— Begin GIVEN MATERIAL —
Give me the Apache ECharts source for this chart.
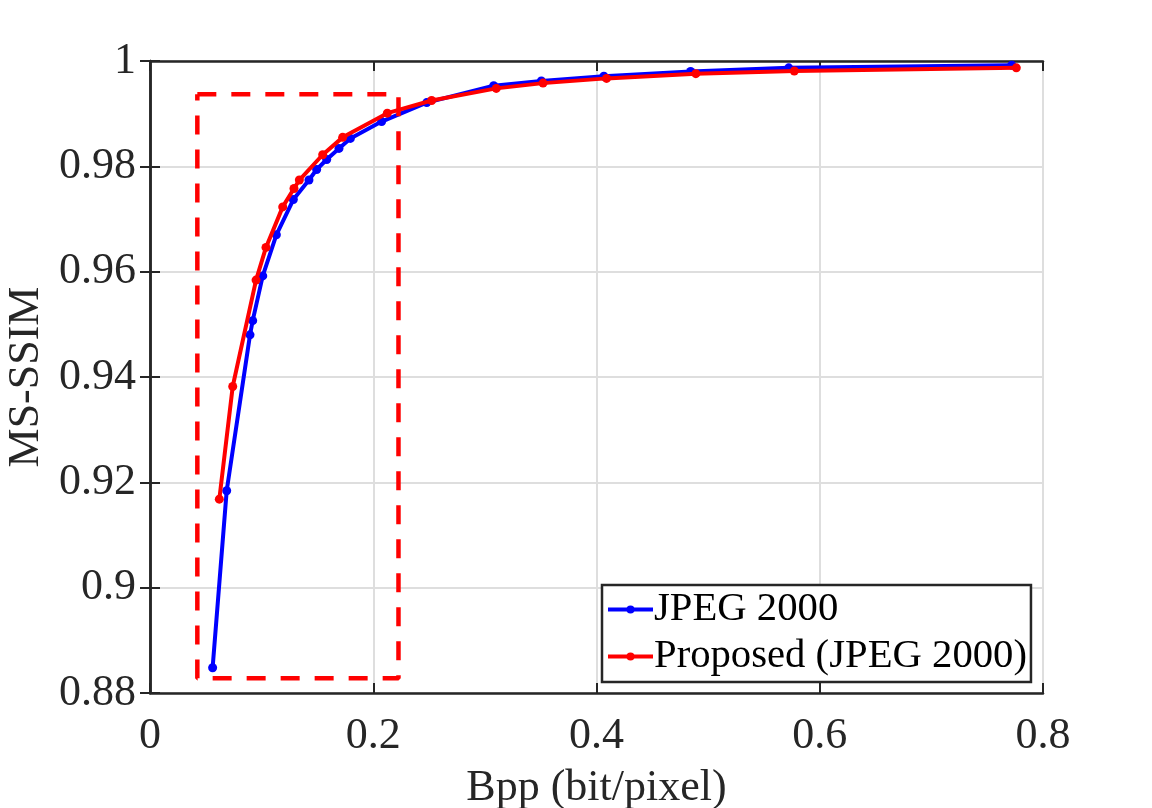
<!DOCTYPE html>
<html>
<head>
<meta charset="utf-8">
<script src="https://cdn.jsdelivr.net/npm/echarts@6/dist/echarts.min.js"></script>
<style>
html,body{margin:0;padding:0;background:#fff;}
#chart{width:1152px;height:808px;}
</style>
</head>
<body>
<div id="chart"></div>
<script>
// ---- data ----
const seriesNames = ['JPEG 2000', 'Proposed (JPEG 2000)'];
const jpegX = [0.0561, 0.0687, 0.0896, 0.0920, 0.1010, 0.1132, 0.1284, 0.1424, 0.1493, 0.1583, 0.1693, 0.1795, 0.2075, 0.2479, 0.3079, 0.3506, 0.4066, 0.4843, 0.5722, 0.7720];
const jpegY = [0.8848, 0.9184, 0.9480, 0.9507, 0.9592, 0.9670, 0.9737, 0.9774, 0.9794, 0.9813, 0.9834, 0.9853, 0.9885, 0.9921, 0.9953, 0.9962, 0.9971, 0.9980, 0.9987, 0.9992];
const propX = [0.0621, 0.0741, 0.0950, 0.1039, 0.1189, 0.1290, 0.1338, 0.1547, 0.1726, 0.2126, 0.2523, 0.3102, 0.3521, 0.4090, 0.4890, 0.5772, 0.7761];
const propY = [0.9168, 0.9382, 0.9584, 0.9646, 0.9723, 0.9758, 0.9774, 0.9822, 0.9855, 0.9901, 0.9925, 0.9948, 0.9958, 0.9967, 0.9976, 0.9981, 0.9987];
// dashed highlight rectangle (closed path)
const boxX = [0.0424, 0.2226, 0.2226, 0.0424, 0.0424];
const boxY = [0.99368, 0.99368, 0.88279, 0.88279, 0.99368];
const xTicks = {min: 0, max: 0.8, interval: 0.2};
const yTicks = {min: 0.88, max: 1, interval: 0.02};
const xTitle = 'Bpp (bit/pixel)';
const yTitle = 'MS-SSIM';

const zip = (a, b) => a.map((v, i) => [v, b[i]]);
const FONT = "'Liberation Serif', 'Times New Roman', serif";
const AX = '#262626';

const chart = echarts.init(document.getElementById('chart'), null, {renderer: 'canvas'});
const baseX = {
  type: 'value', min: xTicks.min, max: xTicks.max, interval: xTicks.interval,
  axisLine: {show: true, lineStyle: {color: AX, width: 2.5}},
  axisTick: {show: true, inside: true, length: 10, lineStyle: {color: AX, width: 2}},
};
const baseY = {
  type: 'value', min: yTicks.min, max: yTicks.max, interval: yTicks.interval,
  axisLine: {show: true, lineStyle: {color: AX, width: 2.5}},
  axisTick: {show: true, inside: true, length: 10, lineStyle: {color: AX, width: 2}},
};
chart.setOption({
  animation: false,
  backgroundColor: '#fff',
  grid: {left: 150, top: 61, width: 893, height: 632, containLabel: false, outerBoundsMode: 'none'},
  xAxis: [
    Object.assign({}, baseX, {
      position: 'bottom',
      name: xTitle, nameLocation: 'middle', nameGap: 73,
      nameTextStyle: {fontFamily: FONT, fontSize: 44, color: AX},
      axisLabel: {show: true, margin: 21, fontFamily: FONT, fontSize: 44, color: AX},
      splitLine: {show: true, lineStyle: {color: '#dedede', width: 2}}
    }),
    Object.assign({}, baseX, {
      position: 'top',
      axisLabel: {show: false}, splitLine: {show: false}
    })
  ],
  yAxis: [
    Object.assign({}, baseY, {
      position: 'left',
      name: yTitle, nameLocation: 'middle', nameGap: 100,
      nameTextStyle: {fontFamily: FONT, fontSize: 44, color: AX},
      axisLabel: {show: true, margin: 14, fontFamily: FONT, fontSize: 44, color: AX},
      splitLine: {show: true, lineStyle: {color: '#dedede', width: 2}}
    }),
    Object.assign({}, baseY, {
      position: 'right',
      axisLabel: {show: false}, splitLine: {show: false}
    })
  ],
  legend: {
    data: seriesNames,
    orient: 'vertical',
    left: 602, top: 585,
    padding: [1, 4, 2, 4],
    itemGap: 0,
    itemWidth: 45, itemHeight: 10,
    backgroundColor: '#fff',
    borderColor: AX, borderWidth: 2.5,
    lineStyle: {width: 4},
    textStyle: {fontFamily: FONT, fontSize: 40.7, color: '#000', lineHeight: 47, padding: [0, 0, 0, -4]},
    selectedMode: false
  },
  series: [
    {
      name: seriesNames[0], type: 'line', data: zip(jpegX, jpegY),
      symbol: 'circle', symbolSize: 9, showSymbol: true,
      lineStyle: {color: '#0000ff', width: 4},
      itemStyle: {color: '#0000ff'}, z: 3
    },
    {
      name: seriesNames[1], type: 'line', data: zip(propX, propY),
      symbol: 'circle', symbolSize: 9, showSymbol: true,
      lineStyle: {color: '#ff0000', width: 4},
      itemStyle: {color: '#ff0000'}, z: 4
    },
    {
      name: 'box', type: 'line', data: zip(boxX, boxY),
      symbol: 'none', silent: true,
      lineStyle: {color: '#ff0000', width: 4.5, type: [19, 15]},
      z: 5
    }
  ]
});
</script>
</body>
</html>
— End GIVEN MATERIAL —
▶ **GOAL**:
Take the listing above and restate it word for word, without its pictures.

▶ **SOLUTION TO THE PROBLEM**:
Give me the Apache ECharts source for this chart.
<!DOCTYPE html>
<html>
<head>
<meta charset="utf-8">
<script src="https://cdn.jsdelivr.net/npm/echarts@6/dist/echarts.min.js"></script>
<style>
html,body{margin:0;padding:0;background:#fff;}
#chart{width:1152px;height:808px;}
</style>
</head>
<body>
<div id="chart"></div>
<script>
// ---- data ----
const seriesNames = ['JPEG 2000', 'Proposed (JPEG 2000)'];
const jpegX = [0.0561, 0.0687, 0.0896, 0.0920, 0.1010, 0.1132, 0.1284, 0.1424, 0.1493, 0.1583, 0.1693, 0.1795, 0.2075, 0.2479, 0.3079, 0.3506, 0.4066, 0.4843, 0.5722, 0.7720];
const jpegY = [0.8848, 0.9184, 0.9480, 0.9507, 0.9592, 0.9670, 0.9737, 0.9774, 0.9794, 0.9813, 0.9834, 0.9853, 0.9885, 0.9921, 0.9953, 0.9962, 0.9971, 0.9980, 0.9987, 0.9992];
const propX = [0.0621, 0.0741, 0.0950, 0.1039, 0.1189, 0.1290, 0.1338, 0.1547, 0.1726, 0.2126, 0.2523, 0.3102, 0.3521, 0.4090, 0.4890, 0.5772, 0.7761];
const propY = [0.9168, 0.9382, 0.9584, 0.9646, 0.9723, 0.9758, 0.9774, 0.9822, 0.9855, 0.9901, 0.9925, 0.9948, 0.9958, 0.9967, 0.9976, 0.9981, 0.9987];
// dashed highlight rectangle (closed path)
const boxX = [0.0424, 0.2226, 0.2226, 0.0424, 0.0424];
const boxY = [0.99368, 0.99368, 0.88279, 0.88279, 0.99368];
const xTicks = {min: 0, max: 0.8, interval: 0.2};
const yTicks = {min: 0.88, max: 1, interval: 0.02};
const xTitle = 'Bpp (bit/pixel)';
const yTitle = 'MS-SSIM';

const zip = (a, b) => a.map((v, i) => [v, b[i]]);
const FONT = "'Liberation Serif', 'Times New Roman', serif";
const AX = '#262626';

const chart = echarts.init(document.getElementById('chart'), null, {renderer: 'canvas'});
const baseX = {
  type: 'value', min: xTicks.min, max: xTicks.max, interval: xTicks.interval,
  axisLine: {show: true, lineStyle: {color: AX, width: 2.5}},
  axisTick: {show: true, inside: true, length: 10, lineStyle: {color: AX, width: 2}},
};
const baseY = {
  type: 'value', min: yTicks.min, max: yTicks.max, interval: yTicks.interval,
  axisLine: {show: true, lineStyle: {color: AX, width: 2.5}},
  axisTick: {show: true, inside: true, length: 10, lineStyle: {color: AX, width: 2}},
};
chart.setOption({
  animation: false,
  backgroundColor: '#fff',
  grid: {left: 150, top: 61, width: 893, height: 632, containLabel: false, outerBoundsMode: 'none'},
  xAxis: [
    Object.assign({}, baseX, {
      position: 'bottom',
      name: xTitle, nameLocation: 'middle', nameGap: 73,
      nameTextStyle: {fontFamily: FONT, fontSize: 44, color: AX},
      axisLabel: {show: true, margin: 21, fontFamily: FONT, fontSize: 44, color: AX},
      splitLine: {show: true, lineStyle: {color: '#dedede', width: 2}}
    }),
    Object.assign({}, baseX, {
      position: 'top',
      axisLabel: {show: false}, splitLine: {show: false}
    })
  ],
  yAxis: [
    Object.assign({}, baseY, {
      position: 'left',
      name: yTitle, nameLocation: 'middle', nameGap: 100,
      nameTextStyle: {fontFamily: FONT, fontSize: 44, color: AX},
      axisLabel: {show: true, margin: 14, fontFamily: FONT, fontSize: 44, color: AX},
      splitLine: {show: true, lineStyle: {color: '#dedede', width: 2}}
    }),
    Object.assign({}, baseY, {
      position: 'right',
      axisLabel: {show: false}, splitLine: {show: false}
    })
  ],
  legend: {
    data: seriesNames,
    orient: 'vertical',
    left: 602, top: 585,
    padding: [1, 4, 2, 4],
    itemGap: 0,
    itemWidth: 45, itemHeight: 10,
    backgroundColor: '#fff',
    borderColor: AX, borderWidth: 2.5,
    lineStyle: {width: 4},
    textStyle: {fontFamily: FONT, fontSize: 40.7, color: '#000', lineHeight: 47, padding: [0, 0, 0, -4]},
    selectedMode: false
  },
  series: [
    {
      name: seriesNames[0], type: 'line', data: zip(jpegX, jpegY),
      symbol: 'circle', symbolSize: 9, showSymbol: true,
      lineStyle: {color: '#0000ff', width: 4},
      itemStyle: {color: '#0000ff'}, z: 3
    },
    {
      name: seriesNames[1], type: 'line', data: zip(propX, propY),
      symbol: 'circle', symbolSize: 9, showSymbol: true,
      lineStyle: {color: '#ff0000', width: 4},
      itemStyle: {color: '#ff0000'}, z: 4
    },
    {
      name: 'box', type: 'line', data: zip(boxX, boxY),
      symbol: 'none', silent: true,
      lineStyle: {color: '#ff0000', width: 4.5, type: [19, 15]},
      z: 5
    }
  ]
});
</script>
</body>
</html>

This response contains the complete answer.